Many of the performances are worthy. Pfeiffer is the one supporting player not thrown when the story lurches into camp, and Green delivers the most convincing American accent I’ve ever heard from a French actor. One of Burton’s stock players, Christopher Lee, enjoys a short, funny scene where Depp works some vampire mojo on cinema’s second most popular Dracula. Frid, who died last month, also makes a cameo appearance.

Depp went too zany in recent Burton collaborations, “Charlie and the Chocolate Factory” and – shudder – “Alice in Wonderland,” but here his mannerisms are quieter and more composed (almost conspicuously so). Barnabas Collins is a character who savors his words, and Depp channels the character’s 18th century sense of propriety into a droll performance.

Depp’s sense of humor works even when Burton’s fails. If this remake had committed itself to full-on parody, it might have defiled the spirit of the original “Dark Shadows,” but it would have better served Depp’s interpretation of Barnabas Collins. It’s all a bloody shame.
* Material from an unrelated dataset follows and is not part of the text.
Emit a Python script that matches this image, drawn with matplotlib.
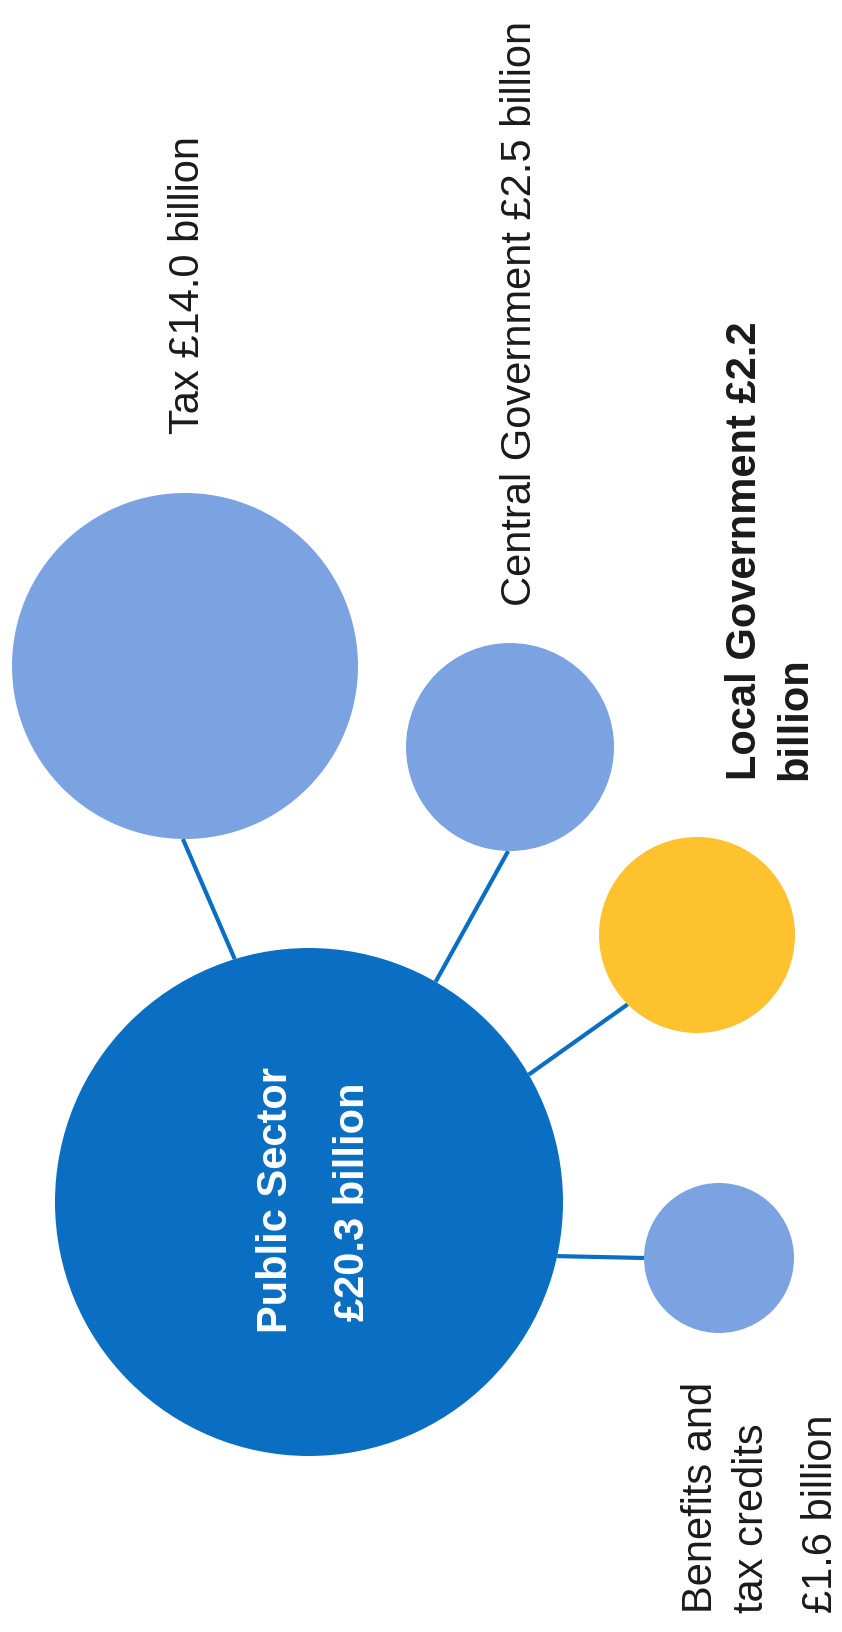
import numpy as np
import matplotlib.pyplot as plt
from matplotlib.patches import Circle

# bubbles: public sector spend and where it goes
labels = ["Public Sector", "Tax", "Central Government", "Local Government",
          "Benefits and tax credits"]
values = [20.3, 14.0, 2.5, 2.2, 1.6]   # £ billion

# layout, in pixel units of the 842x1632 page (y grows downwards)
centers = [(309, 1202), (185, 666), (510, 747), (697, 935), (719, 1258)]
radii = [254, 173, 104, 98, 75]
colors = ["#0A6FC3", "#7BA3E2", "#7BA3E2", "#FDC22E", "#7BA3E2"]
# where each connector leaves the parent and meets the child (degrees)
parent_angles = [None, -107.0, -60.1, -30.1, 12.3]
child_angles = [None, 90.7, 91.0, 135.0, 180.0]

LINE_COL = "#0A6FC3"
TEXT_COL = "#1a1a1a"
FONT = ["Liberation Sans", "DejaVu Sans"]
FS = 30


def edge_point(i, ang):
    a = np.radians(ang)
    cx, cy = centers[i]
    return cx + radii[i] * np.cos(a), cy + radii[i] * np.sin(a)


fig = plt.figure(figsize=(8.42, 16.32), dpi=100)
ax = fig.add_axes([0, 0, 1, 1])
ax.set_xlim(0, 842)
ax.set_ylim(1632, 0)
ax.set_aspect("equal")
ax.axis("off")

# connectors first so the bubbles sit on top
for i in range(1, len(labels)):
    x0, y0 = edge_point(0, parent_angles[i])
    x1, y1 = edge_point(i, child_angles[i])
    ax.plot([x0, x1], [y0, y1], color=LINE_COL, lw=3.0, solid_capstyle="butt", zorder=1)

for c, r, col in zip(centers, radii, colors):
    ax.add_patch(Circle(c, r, facecolor=col, edgecolor="none", zorder=2))


def label(x, y, s, bold=False, color=TEXT_COL, ha="left"):
    ax.text(x, y, s, rotation=90, rotation_mode="anchor", ha=ha, va="baseline",
            fontsize=FS, family=FONT, fontweight="bold" if bold else "normal",
            color=color, zorder=3)


def money(v):
    return "£%.1f billion" % v


# public sector, inside the big bubble
label(287, 1200, labels[0], bold=True, color="white", ha="center")
label(364, 1202, money(values[0]), bold=True, color="white", ha="center")

label(199, 434, "%s %s" % (labels[1], money(values[1])))
label(531, 606, "%s %s" % (labels[2], money(values[2])))

label(756, 780, "%s £%.1f" % (labels[3], values[3]), bold=True)
label(806, 780, "billion", bold=True)

label(712, 1613, "Benefits and")
label(763, 1613, "tax credits")
label(832, 1613, money(values[4]))

fig.savefig("out.png", dpi=100, facecolor="white")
• Jeffrey Westhoff writes reviews for the Northwest Herald. Email him at sidetracks@nwherald.com.

“Dark Shadows”
2 stars
Rated PG-13 for comic horror violence, sexual content, some drug use, language and smoking
Running time: 1 hour, 53 minutes
Who’s in it: Johnny Depp, Michelle Pfeiffer, Helena Bonham Carter, Eva Green
What’s it about: Revived in 1972 after 200 years in the grave, vampire Barnabas Collins (Depp) tries to restore his family’s honor as he adjusts awkwardly to modern technology and behaviors.